[Code that draws figures]

■ ■ ■ ■ ■

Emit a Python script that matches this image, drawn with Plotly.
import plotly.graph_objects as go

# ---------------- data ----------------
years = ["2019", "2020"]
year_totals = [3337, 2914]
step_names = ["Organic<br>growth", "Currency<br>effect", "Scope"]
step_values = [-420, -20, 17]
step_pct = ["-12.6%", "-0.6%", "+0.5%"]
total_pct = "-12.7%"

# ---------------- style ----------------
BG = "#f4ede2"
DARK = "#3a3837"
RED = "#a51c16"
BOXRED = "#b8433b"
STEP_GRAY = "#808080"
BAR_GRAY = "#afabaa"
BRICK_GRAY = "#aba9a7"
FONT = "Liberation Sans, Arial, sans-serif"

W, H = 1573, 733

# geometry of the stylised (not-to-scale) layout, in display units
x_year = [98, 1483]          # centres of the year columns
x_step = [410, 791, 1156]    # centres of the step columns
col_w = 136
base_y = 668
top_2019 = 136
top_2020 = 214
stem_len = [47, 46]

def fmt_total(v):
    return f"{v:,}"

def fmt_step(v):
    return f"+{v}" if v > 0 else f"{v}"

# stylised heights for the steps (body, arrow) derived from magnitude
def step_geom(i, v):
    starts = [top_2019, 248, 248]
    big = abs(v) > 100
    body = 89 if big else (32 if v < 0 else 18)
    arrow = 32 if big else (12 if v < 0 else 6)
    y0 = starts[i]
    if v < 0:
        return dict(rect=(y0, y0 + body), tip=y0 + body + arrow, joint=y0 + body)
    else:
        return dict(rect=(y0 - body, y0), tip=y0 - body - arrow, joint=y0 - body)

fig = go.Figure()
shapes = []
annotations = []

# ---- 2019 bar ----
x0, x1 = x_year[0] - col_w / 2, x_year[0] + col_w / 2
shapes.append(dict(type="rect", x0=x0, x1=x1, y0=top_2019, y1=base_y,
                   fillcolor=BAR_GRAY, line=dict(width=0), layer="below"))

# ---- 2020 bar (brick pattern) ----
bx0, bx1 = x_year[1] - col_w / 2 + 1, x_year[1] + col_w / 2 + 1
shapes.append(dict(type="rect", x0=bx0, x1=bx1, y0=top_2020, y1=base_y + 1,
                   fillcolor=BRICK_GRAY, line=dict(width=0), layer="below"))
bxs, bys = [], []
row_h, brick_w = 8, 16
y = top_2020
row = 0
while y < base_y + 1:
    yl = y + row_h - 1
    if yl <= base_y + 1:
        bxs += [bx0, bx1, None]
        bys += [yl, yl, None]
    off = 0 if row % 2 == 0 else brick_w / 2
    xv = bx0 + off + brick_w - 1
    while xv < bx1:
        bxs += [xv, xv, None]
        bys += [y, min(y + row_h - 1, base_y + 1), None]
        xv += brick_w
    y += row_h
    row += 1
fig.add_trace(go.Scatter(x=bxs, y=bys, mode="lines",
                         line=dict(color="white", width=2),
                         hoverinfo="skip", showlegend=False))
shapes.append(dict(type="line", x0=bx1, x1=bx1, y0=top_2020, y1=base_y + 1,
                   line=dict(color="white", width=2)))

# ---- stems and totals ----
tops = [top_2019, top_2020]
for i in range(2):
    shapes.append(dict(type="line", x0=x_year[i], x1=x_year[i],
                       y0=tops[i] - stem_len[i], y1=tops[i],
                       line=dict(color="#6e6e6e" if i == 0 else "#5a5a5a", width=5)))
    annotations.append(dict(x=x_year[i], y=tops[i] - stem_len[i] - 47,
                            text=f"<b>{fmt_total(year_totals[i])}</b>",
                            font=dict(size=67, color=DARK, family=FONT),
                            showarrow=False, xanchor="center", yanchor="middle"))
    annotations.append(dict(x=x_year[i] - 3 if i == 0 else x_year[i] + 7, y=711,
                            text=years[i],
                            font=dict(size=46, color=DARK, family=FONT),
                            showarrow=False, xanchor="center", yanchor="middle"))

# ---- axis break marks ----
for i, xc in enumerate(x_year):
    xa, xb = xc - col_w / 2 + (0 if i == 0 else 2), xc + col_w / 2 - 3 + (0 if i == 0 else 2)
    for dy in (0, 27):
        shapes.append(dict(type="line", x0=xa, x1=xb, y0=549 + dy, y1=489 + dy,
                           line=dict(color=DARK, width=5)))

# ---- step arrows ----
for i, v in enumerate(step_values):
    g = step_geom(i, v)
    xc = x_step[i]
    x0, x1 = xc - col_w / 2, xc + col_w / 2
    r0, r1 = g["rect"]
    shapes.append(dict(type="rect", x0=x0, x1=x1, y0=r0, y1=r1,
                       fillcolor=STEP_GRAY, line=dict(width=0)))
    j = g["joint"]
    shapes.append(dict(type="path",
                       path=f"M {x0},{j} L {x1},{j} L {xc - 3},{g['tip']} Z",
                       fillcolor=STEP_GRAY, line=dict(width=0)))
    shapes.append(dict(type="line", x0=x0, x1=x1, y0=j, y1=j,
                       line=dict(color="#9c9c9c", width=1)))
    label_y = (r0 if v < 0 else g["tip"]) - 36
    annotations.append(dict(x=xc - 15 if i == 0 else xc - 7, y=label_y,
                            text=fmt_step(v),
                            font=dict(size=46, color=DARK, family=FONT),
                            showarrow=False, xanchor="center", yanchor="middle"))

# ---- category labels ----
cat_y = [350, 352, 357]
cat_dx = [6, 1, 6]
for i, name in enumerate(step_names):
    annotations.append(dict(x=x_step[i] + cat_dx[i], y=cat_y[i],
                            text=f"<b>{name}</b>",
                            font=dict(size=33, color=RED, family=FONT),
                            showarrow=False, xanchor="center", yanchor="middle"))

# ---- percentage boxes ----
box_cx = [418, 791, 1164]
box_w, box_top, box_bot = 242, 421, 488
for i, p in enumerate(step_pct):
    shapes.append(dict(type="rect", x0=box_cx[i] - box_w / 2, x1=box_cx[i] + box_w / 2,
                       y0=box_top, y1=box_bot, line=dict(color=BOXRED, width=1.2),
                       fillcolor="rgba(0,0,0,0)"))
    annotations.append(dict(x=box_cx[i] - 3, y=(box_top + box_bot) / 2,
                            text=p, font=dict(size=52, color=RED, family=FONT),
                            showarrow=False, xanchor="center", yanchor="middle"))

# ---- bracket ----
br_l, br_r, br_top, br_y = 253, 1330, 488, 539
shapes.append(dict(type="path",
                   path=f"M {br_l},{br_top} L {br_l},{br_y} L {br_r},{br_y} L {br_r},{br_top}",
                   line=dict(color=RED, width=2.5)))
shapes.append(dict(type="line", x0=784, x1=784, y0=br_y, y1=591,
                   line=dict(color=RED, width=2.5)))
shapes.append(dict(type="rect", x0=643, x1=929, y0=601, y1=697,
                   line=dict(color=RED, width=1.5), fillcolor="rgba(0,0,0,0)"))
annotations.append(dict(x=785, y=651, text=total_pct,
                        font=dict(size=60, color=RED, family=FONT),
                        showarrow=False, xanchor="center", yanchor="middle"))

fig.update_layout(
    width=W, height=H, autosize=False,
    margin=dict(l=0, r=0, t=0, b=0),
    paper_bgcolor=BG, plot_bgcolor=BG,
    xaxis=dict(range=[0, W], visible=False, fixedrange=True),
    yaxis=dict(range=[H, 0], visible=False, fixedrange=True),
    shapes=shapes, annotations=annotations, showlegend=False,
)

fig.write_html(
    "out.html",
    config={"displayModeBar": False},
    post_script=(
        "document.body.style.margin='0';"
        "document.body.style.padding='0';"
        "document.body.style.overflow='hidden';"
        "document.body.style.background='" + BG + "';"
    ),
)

■ ■ ■ ■ ■

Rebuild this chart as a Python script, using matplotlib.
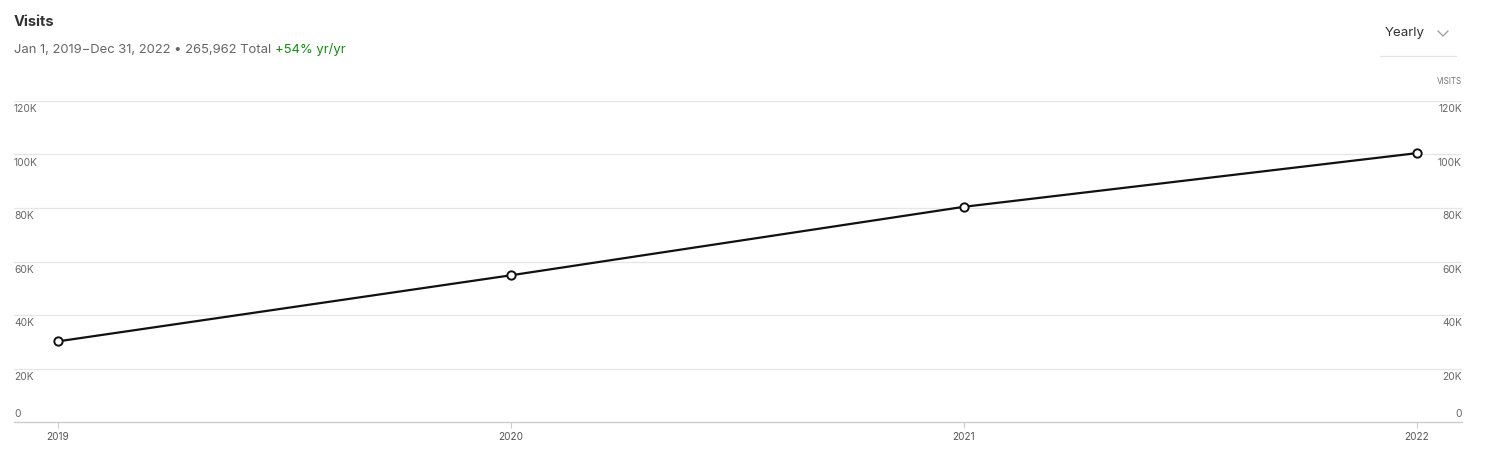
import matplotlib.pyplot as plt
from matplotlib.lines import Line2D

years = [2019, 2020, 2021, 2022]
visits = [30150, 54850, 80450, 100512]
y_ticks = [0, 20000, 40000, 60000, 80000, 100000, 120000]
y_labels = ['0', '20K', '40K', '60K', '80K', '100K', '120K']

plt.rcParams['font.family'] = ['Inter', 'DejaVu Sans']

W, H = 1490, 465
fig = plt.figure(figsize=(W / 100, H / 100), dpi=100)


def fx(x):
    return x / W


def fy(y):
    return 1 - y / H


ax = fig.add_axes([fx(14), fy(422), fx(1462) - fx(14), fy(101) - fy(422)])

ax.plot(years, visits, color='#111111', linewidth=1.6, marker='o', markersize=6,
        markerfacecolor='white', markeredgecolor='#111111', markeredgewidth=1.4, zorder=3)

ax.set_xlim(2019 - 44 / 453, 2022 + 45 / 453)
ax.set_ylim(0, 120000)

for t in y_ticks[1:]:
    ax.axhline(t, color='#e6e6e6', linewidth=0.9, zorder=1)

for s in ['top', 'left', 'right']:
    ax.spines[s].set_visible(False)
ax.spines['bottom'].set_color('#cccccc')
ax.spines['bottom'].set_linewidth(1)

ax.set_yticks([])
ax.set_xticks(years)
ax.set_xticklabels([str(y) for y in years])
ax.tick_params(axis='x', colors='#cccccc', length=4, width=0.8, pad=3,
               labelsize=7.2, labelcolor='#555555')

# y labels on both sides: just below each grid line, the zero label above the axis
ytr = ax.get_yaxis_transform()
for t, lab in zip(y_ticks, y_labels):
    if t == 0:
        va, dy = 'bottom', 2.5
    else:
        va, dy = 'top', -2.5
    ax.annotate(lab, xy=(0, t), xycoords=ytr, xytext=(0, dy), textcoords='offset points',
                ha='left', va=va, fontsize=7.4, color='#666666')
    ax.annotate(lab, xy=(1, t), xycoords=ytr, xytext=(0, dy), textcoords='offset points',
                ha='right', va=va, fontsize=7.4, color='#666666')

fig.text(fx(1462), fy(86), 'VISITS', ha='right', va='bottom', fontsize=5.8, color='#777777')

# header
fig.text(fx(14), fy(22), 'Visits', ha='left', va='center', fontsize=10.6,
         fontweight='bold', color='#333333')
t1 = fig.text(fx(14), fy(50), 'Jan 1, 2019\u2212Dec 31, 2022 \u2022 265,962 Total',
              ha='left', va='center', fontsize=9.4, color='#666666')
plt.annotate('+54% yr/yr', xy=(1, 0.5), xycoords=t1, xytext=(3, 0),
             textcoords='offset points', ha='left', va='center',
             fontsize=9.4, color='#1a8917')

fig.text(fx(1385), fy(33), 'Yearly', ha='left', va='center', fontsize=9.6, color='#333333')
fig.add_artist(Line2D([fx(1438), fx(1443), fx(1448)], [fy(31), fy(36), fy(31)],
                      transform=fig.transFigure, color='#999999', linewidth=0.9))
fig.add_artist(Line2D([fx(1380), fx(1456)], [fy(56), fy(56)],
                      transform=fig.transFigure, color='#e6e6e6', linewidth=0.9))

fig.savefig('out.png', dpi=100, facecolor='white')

■ ■ ■ ■ ■

## WRITTEN TASK
Both the line with "Rebuild this chart" and the line with "plt.rcParams['font.family'] = ['Inter', 'DejaVu" are included: reproduce them and every line between, exactly, with pictures omitted.

## THE ANSWER
Rebuild this chart as a Python script, using matplotlib.
import matplotlib.pyplot as plt
from matplotlib.lines import Line2D

years = [2019, 2020, 2021, 2022]
visits = [30150, 54850, 80450, 100512]
y_ticks = [0, 20000, 40000, 60000, 80000, 100000, 120000]
y_labels = ['0', '20K', '40K', '60K', '80K', '100K', '120K']

plt.rcParams['font.family'] = ['Inter', 'DejaVu Sans']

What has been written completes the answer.